La distribution apporte des satisfactions mitigées. Bryan Hymel, Faust, a indéniablement le coffre et possède les nuances d'un rôle ingrat. Le timbre éclatant le trouve à l'aise dans l'invocation à la nature, aidé par le tempo retenu adapté alors par le chef, les mots moins détachés qu'il faudrait, mais d'un impact certain. Ailleurs, l'expression semble congestionnée, ce qu'une faible familiarité avec la langue n'arrange pas, produisant des intonations pas toujours heureuses, au début en particulier. La voix ''se libère'' à mesure que le concert avance et l'émotion affleure enfin, même si les quintes en voix de tête de "Ange adoré" le taxent quelque peu. Le duo est déséquilibré du fait de la chanteuse qui place le curseur sur le 'forte'. C'est que Karen Cargill, un remplacement peut-être de dernière heure, possède un timbre au vibrato prononcé. La ballade du ''Roi de Thulé" est délivrée en un mezzo piano incertain, et la romance "D'amour l'ardente flamme" est gâtée par un instrument pas assez discipliné aussi bien dans l'aigu que dans le grave. Christopher Purves, plus baryton que basse, campe un Méphistophélès peu satanique. Bien des intonations sont elles aussi sujettes à caution, les accents pas assez mordants dans les premières interventions, et la morgue manquant ou trop discrète lors de la Sérénade. Plus sardoniques seront la "course à l'abîme" et les dernières paroles de triomphe du ''diable''. Le Brander de Gábor Bretz, hélas capté à l'arrière plan lors de sa chanson, offre une voix de Méphisto, mais là aussi souffre d'une faible familiarité avec la langue de Nerval. Les Chœurs du LSO ont à cet égard moins de souci et dispensent d'intéressantes nuances, particulièrement dans le registre pianissimo. Ils sont incisifs lorsqu'il le faut. À noter que Rattle opte pour une panoplie chorale renforcée à l'apothéose finale des esprits célestes, nantie d'un vaste brelan de chœurs d'enfants.

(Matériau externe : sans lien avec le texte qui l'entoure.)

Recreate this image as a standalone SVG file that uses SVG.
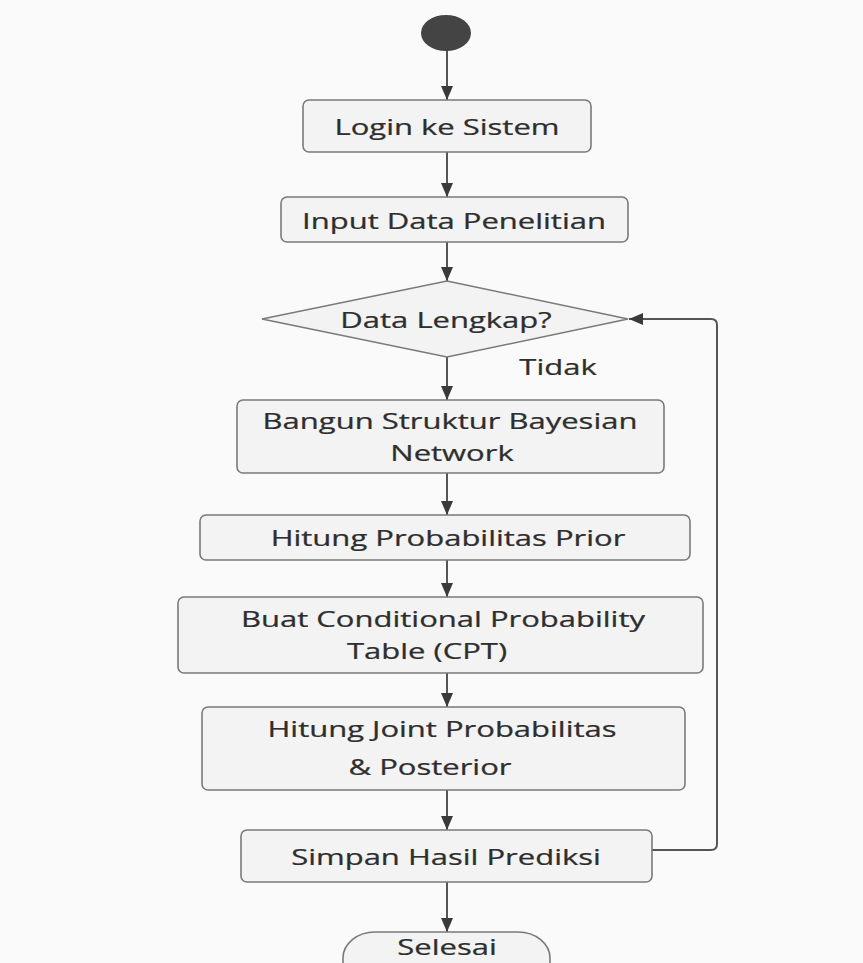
<svg xmlns="http://www.w3.org/2000/svg" width="863" height="963" viewBox="0 0 863 963">
  <defs>
    <style>
      .box { fill: #f3f3f3; stroke: #7a7a7a; stroke-width: 1.6; }
      .lbl { font-family: "Open Sans", "Liberation Sans", sans-serif; font-size: 31px; fill: #2e2e2e; stroke: #2e2e2e; stroke-width: 0.35; text-anchor: middle; }
      .edge { fill: none; stroke: #555555; stroke-width: 2; }
    </style>
    <marker id="arrow" viewBox="0 0 14 12" refX="14" refY="6" markerWidth="14" markerHeight="12" markerUnits="userSpaceOnUse" orient="auto">
      <path d="M0,0 L14,6 L0,12 Z" fill="#3a3a3a"/>
    </marker>
  </defs>

  <rect width="863" height="963" fill="#fbfafa"/>

  <!-- connectors -->
  <g id="connectors">
    <line class="edge" x1="447" y1="50" x2="447" y2="100" marker-end="url(#arrow)"/>
    <line class="edge" x1="447" y1="152" x2="447" y2="197" marker-end="url(#arrow)"/>
    <line class="edge" x1="447" y1="242" x2="447" y2="281" marker-end="url(#arrow)"/>
    <line class="edge" x1="447" y1="357" x2="447" y2="400" marker-end="url(#arrow)"/>
    <line class="edge" x1="447" y1="473" x2="447" y2="515" marker-end="url(#arrow)"/>
    <line class="edge" x1="447" y1="560" x2="447" y2="597" marker-end="url(#arrow)"/>
    <line class="edge" x1="447" y1="673" x2="447" y2="707" marker-end="url(#arrow)"/>
    <line class="edge" x1="447" y1="790" x2="447" y2="830" marker-end="url(#arrow)"/>
    <line class="edge" x1="447" y1="882" x2="447" y2="932" marker-end="url(#arrow)"/>
    <!-- loop back from save step to the decision -->
    <path class="edge" d="M652,850 H711 Q717,850 717,844 V325 Q717,319 711,319 H629" marker-end="url(#arrow)"/>
    <text class="lbl" transform="translate(558 375) scale(1 0.68)" font-size="35">Tidak</text>
  </g>

  <!-- start -->
  <g id="start">
    <ellipse cx="446" cy="33" rx="25" ry="18" fill="#444444"/>
  </g>

  <g id="login">
    <rect class="box" x="303" y="100" width="288" height="52" rx="6"/>
    <text class="lbl" transform="translate(447 135) scale(1 0.68)">Login ke Sistem</text>
  </g>

  <g id="input">
    <rect class="box" x="281" y="197" width="347" height="45" rx="6"/>
    <text class="lbl" transform="translate(454 229) scale(1 0.68)">Input Data Penelitian</text>
  </g>

  <g id="decision">
    <polygon class="box" points="447,281 628,319 447,357 262,319"/>
    <text class="lbl" transform="translate(446 328) scale(1 0.68)">Data Lengkap?</text>
  </g>

  <g id="bangun">
    <rect class="box" x="237" y="400" width="427" height="73" rx="6"/>
    <text class="lbl" transform="translate(450 429) scale(1 0.68)">Bangun Struktur Bayesian</text>
    <text class="lbl" transform="translate(452 461) scale(1 0.68)">Network</text>
  </g>

  <g id="prior">
    <rect class="box" x="200" y="515" width="490" height="45" rx="6"/>
    <text class="lbl" transform="translate(448 546) scale(1 0.68)">Hitung Probabilitas Prior</text>
  </g>

  <g id="cpt">
    <rect class="box" x="178" y="597" width="525" height="76" rx="6"/>
    <text class="lbl" transform="translate(443 627) scale(1 0.68)">Buat Conditional Probability</text>
    <text class="lbl" transform="translate(427 659) scale(1 0.68)">Table (CPT)</text>
  </g>

  <g id="joint">
    <rect class="box" x="202" y="707" width="483" height="83" rx="6"/>
    <text class="lbl" transform="translate(442 737) scale(1 0.68)">Hitung Joint Probabilitas</text>
    <text class="lbl" transform="translate(430 775) scale(1 0.68)">&amp; Posterior</text>
  </g>

  <g id="simpan">
    <rect class="box" x="241" y="830" width="411" height="52" rx="6"/>
    <text class="lbl" transform="translate(446 865) scale(1 0.68)">Simpan Hasil Prediksi</text>
  </g>

  <g id="selesai">
    <rect class="box" x="343" y="932" width="207" height="60" rx="32" ry="26"/>
    <text class="lbl" transform="translate(447 955) scale(1 0.68)">Selesai</text>
  </g>
</svg>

La captation live au Barbican, acoustique réputée problématique, offre à l'occasion un léger effet de congestion sonore. Les voix, bien placées à l'exception près signalée, sont saisies dans une balance satisfaisante avec la masse orchestrale, laquelle est plutôt mise en avant. L'image sonore met aussi les chœurs en bonne place par rapport à l'orchestre. On note, au montage, quelques différences d'intensité sonore selon les séquences.